Reproduce the listing below exactly, beginning with its first line and ending with the line that holds "plt.rcParams['font.family'] = ['Liberation"; pictures are not part of the copy.

+---+

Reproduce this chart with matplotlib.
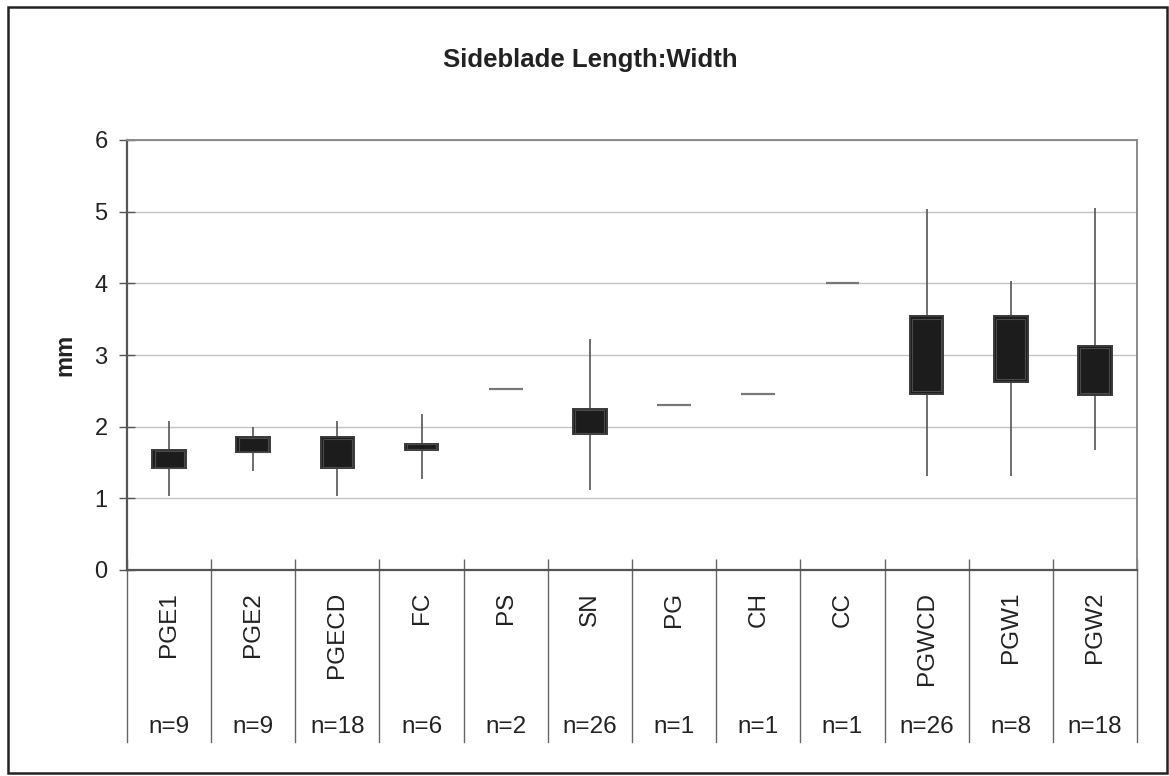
import matplotlib
matplotlib.use("Agg")
import matplotlib.pyplot as plt
from matplotlib.patches import Rectangle

plt.rcParams['font.family'] = ['Liberation Sans', 'DejaVu Sans']

# values
categories = ["PGE1", "PGE2", "PGECD", "FC", "PS", "SN", "PG", "CH", "CC", "PGWCD", "PGW1", "PGW2"]
counts = [9, 9, 18, 6, 2, 26, 1, 1, 1, 26, 8, 18]
whisker_low = [1.03, 1.38, 1.03, 1.27, 2.52, 1.11, 2.30, 2.45, 4.00, 1.31, 1.31, 1.67]
box_low = [1.42, 1.64, 1.42, 1.68, 2.52, 1.90, 2.30, 2.45, 4.00, 2.45, 2.63, 2.44]
box_high = [1.67, 1.85, 1.85, 1.76, 2.52, 2.25, 2.30, 2.45, 4.00, 3.55, 3.54, 3.12]
whisker_high = [2.08, 2.00, 2.08, 2.18, 2.52, 3.23, 2.30, 2.45, 4.00, 5.04, 4.03, 5.05]

fig = plt.figure(figsize=(11.69, 7.76), dpi=100)
ax = fig.add_axes([127 / 1169, 1 - 570 / 776, 1010 / 1169, 430 / 776])

x = list(range(len(categories)))
box_w = 0.4

# whiskers
ax.vlines(x, whisker_low, whisker_high, color="#555555", lw=1.2, zorder=2)
# boxes
for i in x:
    h = box_high[i] - box_low[i]
    if h > 0:
        ax.bar(i, h, bottom=box_low[i], width=box_w, color="#1c1c1c",
               edgecolor="#3a3a3a", linewidth=1.4, zorder=3)
        # faint inner outline like the reference
        ax.bar(i, h * 0.92, bottom=box_low[i] + h * 0.04, width=box_w * 0.86,
               color="none", edgecolor="#4a4a4a", linewidth=0.8, zorder=4)
    else:
        ax.hlines(box_low[i], i - box_w / 2, i + box_w / 2, color="#777777", lw=1.6, zorder=3)

ax.set_xlim(-0.5, len(categories) - 0.5)
ax.set_ylim(0, 6)
ax.set_yticks(range(7))
ax.tick_params(axis="y", labelsize=17, direction="inout", length=12, width=1,
               color="#555555", pad=8, labelcolor="#222222")
ax.grid(axis="y", color="#c4c4c4", lw=1)
ax.set_axisbelow(True)

# category separators as x ticks, extended below the axis
bounds = [i - 0.5 for i in range(len(categories) + 1)]
ax.set_xticks(bounds)
ax.set_xticklabels([])
ax.tick_params(axis="x", direction="in", length=8, width=1, color="#666666")
for b in bounds:
    ax.plot([b, b], [0, -0.4], transform=ax.get_xaxis_transform(), color="#666666",
            lw=1, clip_on=False)

for i, (c, n) in enumerate(zip(categories, counts)):
    ax.text(i, -0.051, c, transform=ax.get_xaxis_transform(), rotation=90,
            ha="center", va="top", fontsize=17.5, color="#222222")
    ax.text(i, -0.365, "n=%d" % n, transform=ax.get_xaxis_transform(),
            ha="center", va="center", fontsize=17.5, color="#222222")

for side in ["top", "right"]:
    ax.spines[side].set_color("#8a8a8a")
    ax.spines[side].set_linewidth(1.4)
for side in ["left", "bottom"]:
    ax.spines[side].set_color("#555555")
    ax.spines[side].set_linewidth(1.6)

ax.set_ylabel("mm", fontsize=17, fontweight="bold", labelpad=13, color="#222222")
fig.text(590 / 1169, 1 - 60 / 776, "Sideblade Length:Width", ha="center", va="center",
         fontsize=18.5, fontweight="bold", color="#222222")

# outer frame
fig.patches.append(Rectangle((8 / 1169, 3 / 776), 1159 / 1169, 766 / 776,
                             transform=fig.transFigure, fill=False,
                             edgecolor="#222222", lw=1.8))

fig.savefig("out.png", dpi=100)
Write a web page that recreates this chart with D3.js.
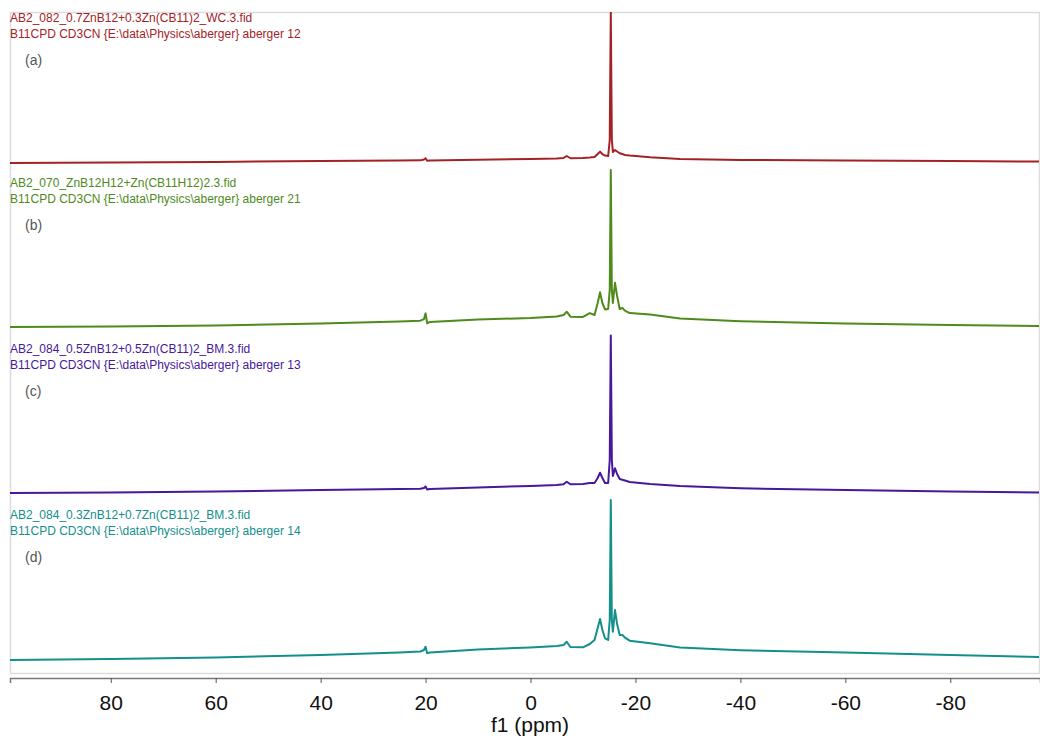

+---+

** ANSWER TO THE PROBLEM **
Reproduce this chart with matplotlib.
import matplotlib
matplotlib.use("Agg")
import matplotlib.pyplot as plt
from matplotlib.patches import Rectangle

plt.rcParams['font.family'] = ['Liberation Sans', 'DejaVu Sans']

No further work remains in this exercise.